„No mercy“! Einen Kaffee in der Hand, steige ich die Treppe zum Zug hoch. Plötzlich diese zwei Wörter auf der Wade vor mir: „No mercy“ - „Keine Gnade“. Wem diese tätowierte Wade vor mir wohl gehört? Ich schaue auf und sehe, es ist ein junger Mann von Anfang zwanzig. Er wirkt völlig harmlos, sportlich, mit Hoody, Shorts, Kopfhörern und Sneakern unterwegs. Sieht alles andere als gnadenlos aus.
Wieso tätowiert sich so einer „No mercy“ auf seine Haut? Meine Gedanken beginnen zu kreisen: Gabs keine Momente in seinem Leben, in denen er so etwas wie Gnade erfahren hat? In denen ein Lehrer mal fünf hat gerade sein lassen. In denen ein Freund zu ihm gesagt hat: „Schwamm drüber“? Allein, dass er im friedlichen Deutschland lebt und nicht zum Beispiel im Patronenhagel des Bürgerkriegs von Somalia sein Leben fristen muss – ist das nicht Gnade? Also irgendwie unverdient? Vielleicht will er auch zeigen: Ich bin kein Weichei. Ich bin stark. Ich bin autonom. Ich brauche niemandes Gnade.
„Allein durch Gnade“, könnte ich mir eigentlich auf die Wade tätowieren lassen. Allein durch Gnade - sola gratia, diesem Leitspruch der Reformation folgten nämlich viele Kirchen-gemeinden, als sie vor mehr als 500 Jahren evangelisch wurden.
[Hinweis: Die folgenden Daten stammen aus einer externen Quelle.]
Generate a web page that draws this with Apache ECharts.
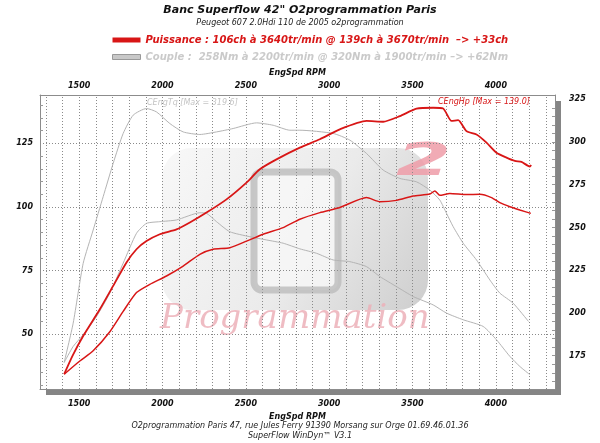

Martin Luther, der große Prediger der Gnade. Gnade bedeutete für ihn: Du kannst und du musst dich nicht selbst retten. Du bist angenommen – nicht, weil du vollkommen bist, sondern weil Christus vollkommen für dich ist. „Aus Gnade seid ihr gerettet durch Glauben, und das nicht aus euch – Gottes Gabe ist es“, sagt Paulus in der Bibel. Martin Luther hat das gelesen und weitergedacht.
Die Gottesgnade und die Menschengnade wieder zum Leuchten bringen – vielleicht wäre das ein Impuls für den Oktober, der Jahr um Jahr mit dem Reformationstag endet? Besonders jetzt, wo viele Herzen gnadenloser werden, in denen Menschen verhärten und manche Seele an Durchlässigkeit und Weite verliert? Ich gehöre auch manchmal dazu.
Ich will mich jedenfalls einüben in diesen gnädigen Blick – auch auf Menschen, die sich „No mercy“ auf ihre Wade und in ihre Seele gebrannt haben. Ein gnädiger Blick verwandelt Gnadenlosigkeit in Weite. „sola gratia“ – mercy for me and you!